Exercise – Without the pictures, set down every line of the data exactly.

Data lines –
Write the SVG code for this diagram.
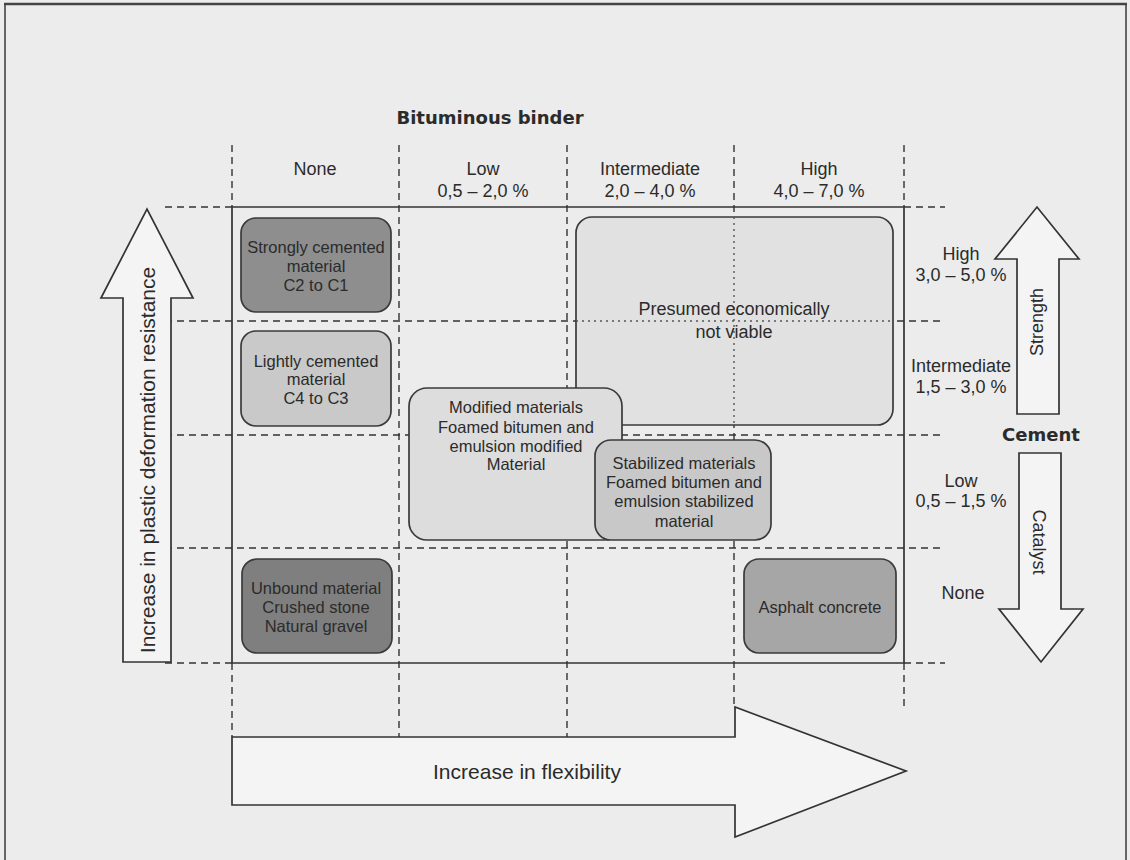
<svg xmlns="http://www.w3.org/2000/svg" width="1130" height="860" viewBox="0 0 1130 860">
<style>
.dash{stroke:#333;stroke-width:1.4;stroke-dasharray:7 5;fill:none}
.dot{stroke:#555;stroke-width:1.4;stroke-dasharray:2 4;fill:none}
.solid{stroke:#333;stroke-width:1.7;fill:none}
.box{stroke:#3a3a3a;stroke-width:1.7}
.arrow{fill:#f4f4f4;stroke:#333;stroke-width:1.7;stroke-linejoin:miter}
.t{font-family:"Liberation Sans",Arial,sans-serif;fill:#2b2b2b;text-anchor:middle}
.lab{font-size:18px}
.nt{font-size:16.5px}
.b{font-family:"DejaVu Sans",Verdana,sans-serif;font-weight:bold;fill:#2b2b2b;text-anchor:middle;font-size:18px}
</style>
<rect x="0" y="0" width="1130" height="860" fill="#ececec"/>
<g id="frame" fill="none" stroke="#444">
<line x1="4" y1="4" x2="1127" y2="4" stroke-width="2.5"/>
<line x1="5" y1="4" x2="5" y2="860" stroke-width="1.6"/>
<line x1="1126" y1="4" x2="1126" y2="860" stroke-width="1.6"/>
</g>
<g id="connectors">
<path class="dash" d="M232 145V207M232 663V737M399 145V737M567 145V737M734 145V707M904 145V207M904 663V710"/>
<path class="dash" d="M165 207H232M904 207H945M165 321H945M165 435H945M165 548H945M165 663H232M904 663H945"/>
<path class="solid" d="M232 207H904V663H232Z"/>
</g>
<g id="title"><text class="b" x="490" y="124">Bituminous binder</text></g>
<g id="col-headers" class="t lab">
<text x="315" y="175">None</text>
<text x="483" y="175">Low</text><text x="483" y="197">0,5 – 2,0 %</text>
<text x="650" y="175">Intermediate</text><text x="650" y="197">2,0 – 4,0 %</text>
<text x="819" y="175">High</text><text x="819" y="197">4,0 – 7,0 %</text>
</g>
<g id="row-headers" class="t lab">
<text x="961" y="260">High</text><text x="961" y="281">3,0 – 5,0 %</text>
<text x="961" y="372">Intermediate</text><text x="961" y="393">1,5 – 3,0 %</text>
<text x="961" y="487">Low</text><text x="961" y="507">0,5 – 1,5 %</text>
<text x="963" y="599">None</text>
</g>
<g id="presumed">
<rect class="box" x="576" y="217" width="317" height="208" rx="16" fill="#e1e1e1"/>
<path class="dot" d="M734 217V425M576 321H893"/>
<text class="t" font-size="18" x="734" y="315">Presumed economically</text>
<text class="t" font-size="18" x="734" y="338">not viable</text>
</g>
<g id="strongly-cemented">
<rect class="box" x="241" y="218" width="150" height="94" rx="15" fill="#8e8e8e"/>
<text class="t nt" x="316" y="253">Strongly cemented</text>
<text class="t nt" x="316" y="272">material</text>
<text class="t nt" x="316" y="291">C2 to C1</text>
</g>
<g id="lightly-cemented">
<rect class="box" x="241" y="331" width="150" height="95" rx="15" fill="#c9c9c9"/>
<text class="t nt" x="316" y="367">Lightly cemented</text>
<text class="t nt" x="316" y="385">material</text>
<text class="t nt" x="316" y="404">C4 to C3</text>
</g>
<g id="modified">
<rect class="box" x="409" y="388" width="213" height="152" rx="18" fill="#dddddd"/>
<text class="t nt" x="516" y="413">Modified materials</text>
<text class="t nt" x="516" y="433">Foamed bitumen and</text>
<text class="t nt" x="516" y="452">emulsion modified</text>
<text class="t nt" x="516" y="470">Material</text>
</g>
<g id="stabilized">
<rect class="box" x="595" y="440" width="176" height="100" rx="16" fill="#c8c8c8"/>
<text class="t nt" x="684" y="469">Stabilized materials</text>
<text class="t nt" x="684" y="488">Foamed bitumen and</text>
<text class="t nt" x="684" y="507">emulsion stabilized</text>
<text class="t nt" x="684" y="527">material</text>
</g>
<g id="unbound">
<rect class="box" x="242" y="559" width="150" height="94" rx="15" fill="#7f7f7f"/>
<text class="t nt" x="316" y="594" fill="#1e1e1e">Unbound material</text>
<text class="t nt" x="316" y="613" fill="#1e1e1e">Crushed stone</text>
<text class="t nt" x="316" y="632" fill="#1e1e1e">Natural gravel</text>
</g>
<g id="asphalt">
<rect class="box" x="744" y="559" width="152" height="94" rx="15" fill="#a6a6a6"/>
<text class="t nt" x="820" y="613">Asphalt concrete</text>
</g>
<g id="arrow-plastic">
<polygon class="arrow" points="123,662 171,662 171,298 193,298 147,209 101,298 123,298"/>
<text class="t" font-size="21" transform="translate(155,460) rotate(-90)">Increase in plastic deformation resistance</text>
</g>
<g id="arrow-flexibility">
<polygon class="arrow" points="232,737 735,737 735,707 906,771 735,837 735,805 232,805"/>
<text class="t" font-size="21" x="527" y="779">Increase in flexibility</text>
</g>
<g id="arrow-strength">
<polygon class="arrow" points="1017,414 1059,414 1059,259 1079,259 1037,207 995,259 1017,259"/>
<text class="t" font-size="18" transform="translate(1043,322) rotate(-90)">Strength</text>
</g>
<g id="cement"><text class="b" x="1041" y="441">Cement</text></g>
<g id="arrow-catalyst">
<polygon class="arrow" points="1019,453 1061,453 1061,609 1083,609 1041,662 999,609 1019,609"/>
<text class="t" font-size="18" transform="translate(1033,542) rotate(90)">Catalyst</text>
</g>
</svg>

Solution –
Write the SVG code for this diagram.
<svg xmlns="http://www.w3.org/2000/svg" width="1130" height="860" viewBox="0 0 1130 860">
<style>
.dash{stroke:#333;stroke-width:1.4;stroke-dasharray:7 5;fill:none}
.dot{stroke:#555;stroke-width:1.4;stroke-dasharray:2 4;fill:none}
.solid{stroke:#333;stroke-width:1.7;fill:none}
.box{stroke:#3a3a3a;stroke-width:1.7}
.arrow{fill:#f4f4f4;stroke:#333;stroke-width:1.7;stroke-linejoin:miter}
.t{font-family:"Liberation Sans",Arial,sans-serif;fill:#2b2b2b;text-anchor:middle}
.lab{font-size:18px}
.nt{font-size:16.5px}
.b{font-family:"DejaVu Sans",Verdana,sans-serif;font-weight:bold;fill:#2b2b2b;text-anchor:middle;font-size:18px}
</style>
<rect x="0" y="0" width="1130" height="860" fill="#ececec"/>
<g id="frame" fill="none" stroke="#444">
<line x1="4" y1="4" x2="1127" y2="4" stroke-width="2.5"/>
<line x1="5" y1="4" x2="5" y2="860" stroke-width="1.6"/>
<line x1="1126" y1="4" x2="1126" y2="860" stroke-width="1.6"/>
</g>
<g id="connectors">
<path class="dash" d="M232 145V207M232 663V737M399 145V737M567 145V737M734 145V707M904 145V207M904 663V710"/>
<path class="dash" d="M165 207H232M904 207H945M165 321H945M165 435H945M165 548H945M165 663H232M904 663H945"/>
<path class="solid" d="M232 207H904V663H232Z"/>
</g>
<g id="title"><text class="b" x="490" y="124">Bituminous binder</text></g>
<g id="col-headers" class="t lab">
<text x="315" y="175">None</text>
<text x="483" y="175">Low</text><text x="483" y="197">0,5 – 2,0 %</text>
<text x="650" y="175">Intermediate</text><text x="650" y="197">2,0 – 4,0 %</text>
<text x="819" y="175">High</text><text x="819" y="197">4,0 – 7,0 %</text>
</g>
<g id="row-headers" class="t lab">
<text x="961" y="260">High</text><text x="961" y="281">3,0 – 5,0 %</text>
<text x="961" y="372">Intermediate</text><text x="961" y="393">1,5 – 3,0 %</text>
<text x="961" y="487">Low</text><text x="961" y="507">0,5 – 1,5 %</text>
<text x="963" y="599">None</text>
</g>
<g id="presumed">
<rect class="box" x="576" y="217" width="317" height="208" rx="16" fill="#e1e1e1"/>
<path class="dot" d="M734 217V425M576 321H893"/>
<text class="t" font-size="18" x="734" y="315">Presumed economically</text>
<text class="t" font-size="18" x="734" y="338">not viable</text>
</g>
<g id="strongly-cemented">
<rect class="box" x="241" y="218" width="150" height="94" rx="15" fill="#8e8e8e"/>
<text class="t nt" x="316" y="253">Strongly cemented</text>
<text class="t nt" x="316" y="272">material</text>
<text class="t nt" x="316" y="291">C2 to C1</text>
</g>
<g id="lightly-cemented">
<rect class="box" x="241" y="331" width="150" height="95" rx="15" fill="#c9c9c9"/>
<text class="t nt" x="316" y="367">Lightly cemented</text>
<text class="t nt" x="316" y="385">material</text>
<text class="t nt" x="316" y="404">C4 to C3</text>
</g>
<g id="modified">
<rect class="box" x="409" y="388" width="213" height="152" rx="18" fill="#dddddd"/>
<text class="t nt" x="516" y="413">Modified materials</text>
<text class="t nt" x="516" y="433">Foamed bitumen and</text>
<text class="t nt" x="516" y="452">emulsion modified</text>
<text class="t nt" x="516" y="470">Material</text>
</g>
<g id="stabilized">
<rect class="box" x="595" y="440" width="176" height="100" rx="16" fill="#c8c8c8"/>
<text class="t nt" x="684" y="469">Stabilized materials</text>
<text class="t nt" x="684" y="488">Foamed bitumen and</text>
<text class="t nt" x="684" y="507">emulsion stabilized</text>
<text class="t nt" x="684" y="527">material</text>
</g>
<g id="unbound">
<rect class="box" x="242" y="559" width="150" height="94" rx="15" fill="#7f7f7f"/>
<text class="t nt" x="316" y="594" fill="#1e1e1e">Unbound material</text>
<text class="t nt" x="316" y="613" fill="#1e1e1e">Crushed stone</text>
<text class="t nt" x="316" y="632" fill="#1e1e1e">Natural gravel</text>
</g>
<g id="asphalt">
<rect class="box" x="744" y="559" width="152" height="94" rx="15" fill="#a6a6a6"/>
<text class="t nt" x="820" y="613">Asphalt concrete</text>
</g>
<g id="arrow-plastic">
<polygon class="arrow" points="123,662 171,662 171,298 193,298 147,209 101,298 123,298"/>
<text class="t" font-size="21" transform="translate(155,460) rotate(-90)">Increase in plastic deformation resistance</text>
</g>
<g id="arrow-flexibility">
<polygon class="arrow" points="232,737 735,737 735,707 906,771 735,837 735,805 232,805"/>
<text class="t" font-size="21" x="527" y="779">Increase in flexibility</text>
</g>
<g id="arrow-strength">
<polygon class="arrow" points="1017,414 1059,414 1059,259 1079,259 1037,207 995,259 1017,259"/>
<text class="t" font-size="18" transform="translate(1043,322) rotate(-90)">Strength</text>
</g>
<g id="cement"><text class="b" x="1041" y="441">Cement</text></g>
<g id="arrow-catalyst">
<polygon class="arrow" points="1019,453 1061,453 1061,609 1083,609 1041,662 999,609 1019,609"/>
<text class="t" font-size="18" transform="translate(1033,542) rotate(90)">Catalyst</text>
</g>
</svg>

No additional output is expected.